Bah, si tu as fait ce que je pense, je t'aime. Encore plus qu'avant. Je peux venir t'épouser, ou je vais passer pour un sale français qui vient se marier en blanc pour voler les allocs des bons suisses ?

----------


## Bah

> Bah, si tu as fait ce que je pense, je t'aime. Encore plus qu'avant. Je peux venir t'épouser, ou je vais passer pour un sale français qui vient se marier en blanc pour voler les allocs des bons suisses ?

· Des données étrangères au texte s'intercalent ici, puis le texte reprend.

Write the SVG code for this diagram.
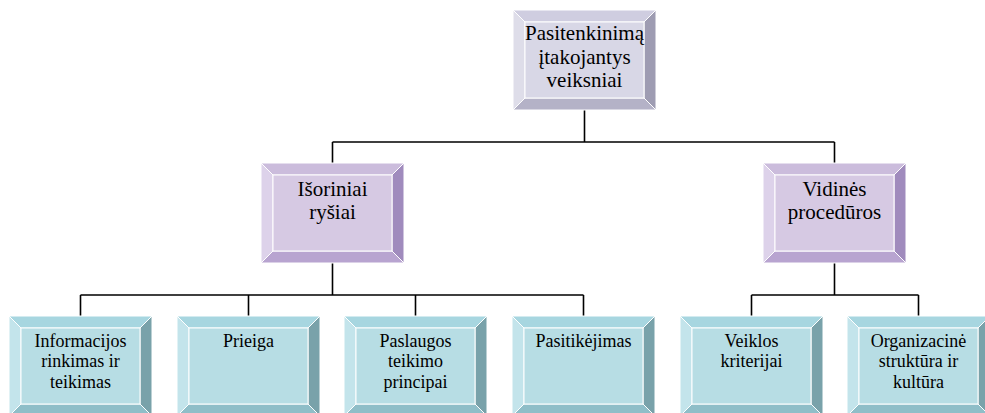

Épouse-moi. Malheureusement, j'ai bien peur qu'Altavista ait empêché ledit mail de l'atteindre. Faudrait passer par un tunnel sécurisé je pense.

----------


## Frite

C'était d'ailleurs ma RDJ sur son site : Multimania, Lycos et Altavista existent encore.  ::O:

----------


## Drayke

Même si le mail trouve son chemin, il y a sûrement encore d'autres protections "maison" à passer.

----------


## deathdigger

Juste une petite chose sur les ondes émises par les antennes.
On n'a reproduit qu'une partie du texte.